Nature Commun. 6, 7129 (2015)

In the early days of host–guest chemistry, researchers would make molecular 'hosts' — typically in the form of rings or cages — and show how they could bind 'guest' species such as metal ions or other small molecules. These iconic molecules, with evocative names such as crown ethers and cryptands, launched a new subfield within chemistry and the award of the 1987 Nobel Prize in Chemistry can be traced back to them. A huge number of host compounds with an incredibly diverse range of structures have been made and studied over the years, some of which require significant synthetic effort to produce.

Credit: © 2015 NPG

Now, a team of researchers at Friedrich-Alexander-University Erlangen-Nürnberg in Germany led by Max von Delius has shown how dynamic covalent chemistry can be used to self-assemble cage-like molecules in one step from simple, commercially available compounds. When trimethyl orthoacetate reacts with diethylene glycol in the presence of an acid catalyst and a source of sodium ions, a monometallic complex (known as a cryptate) is formed. This complex features a sodium ion nestled inside an organic cage built from two orthoacetate caps linked together with three bridging diethylene glycol chains. Molecular sieves are crucial in the reaction to mop up the methanol produced by the orthoester exchange and thus drive the dynamic system to form the cryptate as the major product.

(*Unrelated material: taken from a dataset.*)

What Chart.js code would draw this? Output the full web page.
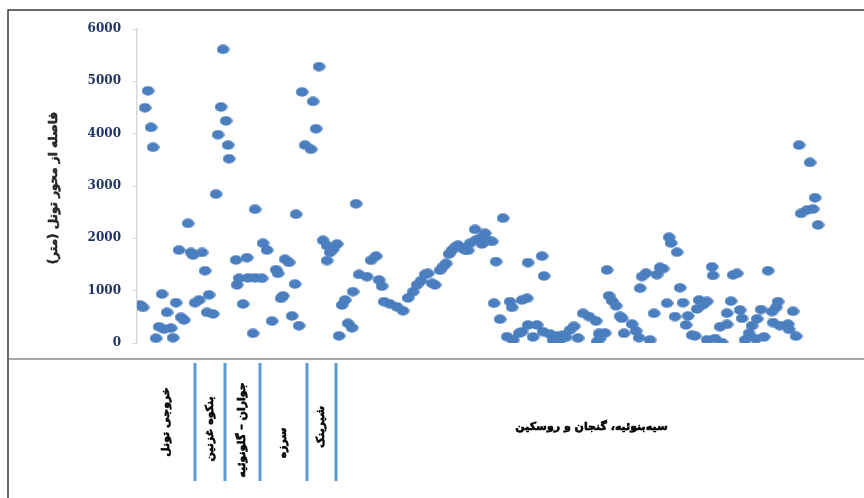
<!DOCTYPE html>
<html lang="fa">
<head>
<meta charset="UTF-8">
<title>فاصله از محور تونل</title>
<style>
    body { margin: 0; background: #fff; }
    #wrap { width: 864px; height: 498px; position: relative; }
    #baseline { position: absolute; left: 9px; top: 358px; width: 855px; height: 2px; background: #a8a8a8; }
</style>
</head>
<body>
<div id="wrap"><canvas id="tunnelChart" width="864" height="498"></canvas><div id="baseline"></div></div>

<script src="https://cdn.jsdelivr.net/npm/chart.js"></script>
<script>
    // chainage along the tunnel (chart units) and distance from tunnel axis (m)
    const station = [
        3, 6, 8, 11, 14, 16, 19, 22, 25, 27, 30, 34, 36, 39, 42, 44, 47, 51, 54, 56,
        58, 62, 65, 68, 70, 72, 76, 79, 81, 84, 86, 89, 91, 92,
        99, 100, 102, 106, 110, 111, 116, 118, 118, 125, 126, 130,
        135, 139, 141, 144, 146, 148, 152, 155, 158, 159, 162, 165, 168, 174, 176, 179, 182,
        186, 190, 190, 193, 196, 200,
        202, 205, 208, 211, 215, 216, 219, 222, 230, 234, 239, 242, 245, 247, 253, 260, 266,
        271, 276, 280, 284, 288, 291, 295, 298, 303, 306, 309, 312, 315, 318, 321, 325, 328,
        331, 333, 338, 339, 343, 345, 348, 350, 355, 357, 359, 363, 366, 370, 373, 375, 376,
        382, 385, 385, 390, 391, 391, 396, 400, 405, 406, 407, 413, 416, 420, 423, 426, 429,
        433, 437, 441, 446, 452, 459, 460, 462, 463, 468, 470, 472, 475, 479, 483, 485, 487,
        495, 499, 502, 503, 505, 509, 513, 517, 520, 523, 526, 530, 532, 534, 538, 540, 543,
        546, 549, 551, 555, 558, 560, 562, 566, 570, 570, 575, 576, 578, 583, 585, 590, 590,
        594, 596, 600, 603, 605, 608, 612, 615, 619, 620, 624, 627, 631, 635, 636, 639, 641,
        643, 651, 652, 656, 659, 662, 664, 670, 673, 676, 678, 681
    ];
    const distance = [
        725, 680, 4495, 4820, 4120, 3740, 90, 310, 935, 265, 585, 285, 100, 770, 1775, 490, 440, 2285, 1730, 1680,
        770, 820, 1730, 1380, 585, 920, 555, 2845, 3980, 4510, 5610, 4245, 3780, 3520,
        1585, 1110, 1235, 745, 1630, 1245, 185, 2555, 1245, 1235, 1905, 1775,
        420, 1400, 1330, 855, 900, 1600, 1540, 515, 1125, 2460, 330, 4795, 3780, 3700, 4615, 4095, 5280,
        1960, 1860, 1575, 1730, 1790, 1890,
        135, 725, 820, 375, 290, 980, 2660, 1310, 1265, 1580, 1660, 1205, 1085, 790, 745, 690, 615,
        860, 980, 1110, 1190, 1310, 1330, 1140, 1110, 1390, 1460, 1520, 1700, 1775, 1830, 1870, 1820, 1775,
        1770, 1905, 2170, 1965, 2000, 1890, 2095, 1965, 1940, 760, 1555, 455, 2385, 120, 790, 680, 55,
        185, 215, 820, 855, 1535, 345, 115, 345, 1660, 215, 1280, 170, 55, 130, 55, 150, 110,
        250, 320, 95, 565, 505, 420, 25, 185, 90, 190, 1395, 900, 805, 710, 510, 470, 185,
        360, 230, 100, 1045, 1270, 1335, 55, 565, 1305, 1445, 1420, 760, 2020, 1910, 505, 1735, 1055,
        770, 345, 515, 150, 135, 650, 820, 730, 795, 60, 1455, 1290, 85, 310, 5, 355, 570,
        800, 1300, 1330, 630, 470, 55, 185, 330, 80, 460, 640, 115, 1380, 600, 390, 680, 790,
        330, 360, 260, 605, 130, 3780, 2475, 2540, 3450, 2560, 2775, 2255
    ];

    // geological sections along the route, separated by the blue markers
    const sectionBreaks = [58, 88, 123, 170, 199];
    const sectionNames = [
        'خروجی تونل',
        'بنکوه غزنین',
        'جواران – گلونوئیه',
        'سرزه',
        'شیرینک',
        'سیه‌بنوئیه، گنجان و روسکین'
    ];
    const yTitle = 'فاصله از محور تونل (متر)\u200F';
    const stationMax = 710;
    const yTicks = [0, 1000, 2000, 3000, 4000, 5000, 6000];

    const points = station.map((s, i) => ({ x: s, y: distance[i] }));

    // slightly flattened dot used as the marker
    const dot = document.createElement('canvas');
    dot.width = 13;
    dot.height = 10;
    const dctx = dot.getContext('2d');
    dctx.fillStyle = '#4a7ebf';
    dctx.beginPath();
    dctx.ellipse(6.5, 5, 6.3, 4.7, 0, 0, Math.PI * 2);
    dctx.fill();

    const arabicFont = '"DejaVu Sans", sans-serif';

    // heavy text: fill plus a thin outline of the same colour
    function heavyText(ctx, text, x, y, rotate) {
        ctx.save();
        ctx.translate(x, y);
        if (rotate) ctx.rotate(-Math.PI / 2);
        ctx.fillText(text, 0, 0);
        ctx.strokeText(text, 0, 0);
        ctx.restore();
    }

    // frame, axis title, section markers and their names
    const sectionBand = {
        id: 'sectionBand',
        afterDraw(chart) {
            const ctx = chart.ctx;
            const xs = chart.scales.x;
            const area = chart.chartArea;
            ctx.save();

            ctx.strokeStyle = '#3a3a3a';
            ctx.lineWidth = 1.5;
            ctx.beginPath();
            ctx.moveTo(8, 498);
            ctx.lineTo(8, 10);
            ctx.lineTo(864, 10);
            ctx.stroke();

            ctx.strokeStyle = '#5b9bd5';
            ctx.lineWidth = 3;
            sectionBreaks.forEach(b => {
                const px = Math.round(xs.getPixelForValue(b));
                ctx.beginPath();
                ctx.moveTo(px, 363);
                ctx.lineTo(px, 481);
                ctx.stroke();
            });

            ctx.direction = 'rtl';
            ctx.textAlign = 'center';
            ctx.textBaseline = 'middle';
            ctx.lineWidth = 0.6;

            ctx.fillStyle = '#262626';
            ctx.strokeStyle = '#262626';
            ctx.font = 'bold 12px ' + arabicFont;
            heavyText(ctx, yTitle, 54, (area.top + area.bottom) / 2 + 2, true);

            const edges = [0, ...sectionBreaks, stationMax];
            const labelY = [422, 429, 430, 443, 427, 427];
            ctx.fillStyle = '#000';
            ctx.strokeStyle = '#000';
            ctx.font = 'bold 11px ' + arabicFont;
            sectionNames.forEach((name, i) => {
                const mid = (edges[i] + edges[i + 1]) / 2;
                heavyText(ctx, name, xs.getPixelForValue(mid), labelY[i], i < sectionNames.length - 1);
            });
            ctx.restore();
        }
    };

    new Chart(document.getElementById('tunnelChart'), {
        type: 'scatter',
        data: {
            datasets: [{
                data: points,
                pointStyle: dot,
                pointRadius: 6,
                pointHoverRadius: 6
            }]
        },
        options: {
            responsive: false,
            animation: false,
            layout: { padding: { top: 29, bottom: 155, left: 41, right: 17 } },
            plugins: { legend: { display: false }, tooltip: { enabled: false } },
            scales: {
                x: {
                    type: 'linear',
                    display: false,
                    min: 0,
                    max: stationMax
                },
                y: {
                    min: yTicks[0],
                    max: yTicks[yTicks.length - 1],
                    afterFit(scale) { scale.width = 96; },
                    afterBuildTicks(scale) { scale.ticks = yTicks.map(v => ({ value: v })); },
                    border: { display: true, color: '#d9d9d9', width: 1.5 },
                    grid: { drawOnChartArea: false, drawTicks: true, tickLength: 5, color: '#d9d9d9' },
                    ticks: {
                        padding: 11,
                        color: '#1f3566',
                        font: { family: '"DejaVu Serif", serif', weight: 'bold', size: 12 },
                        callback: v => String(v)
                    },
                    title: { display: false }
                }
            }
        },
        plugins: [sectionBand]
    });
</script>
</body>
</html>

In the absence of a sodium template, the main product of the reaction is the simple eight-membered cyclic orthoester resulting from the 1:1 reaction between trimethyl orthoacetate and diethylene glycol. In the presence of other templates such as lithium or potassium ions, complexes reminiscent of crown ethers are observed, but no cryptates are formed. All of these systems are dynamic in acidic conditions, however, and the addition of an appropriate sodium salt leads to the formation of the sodium cryptate. Although the sodium ion is bound strongly inside the cryptate, it is not trapped there; NMR experiments show that it can move in and out of the cage, albeit relatively slowly.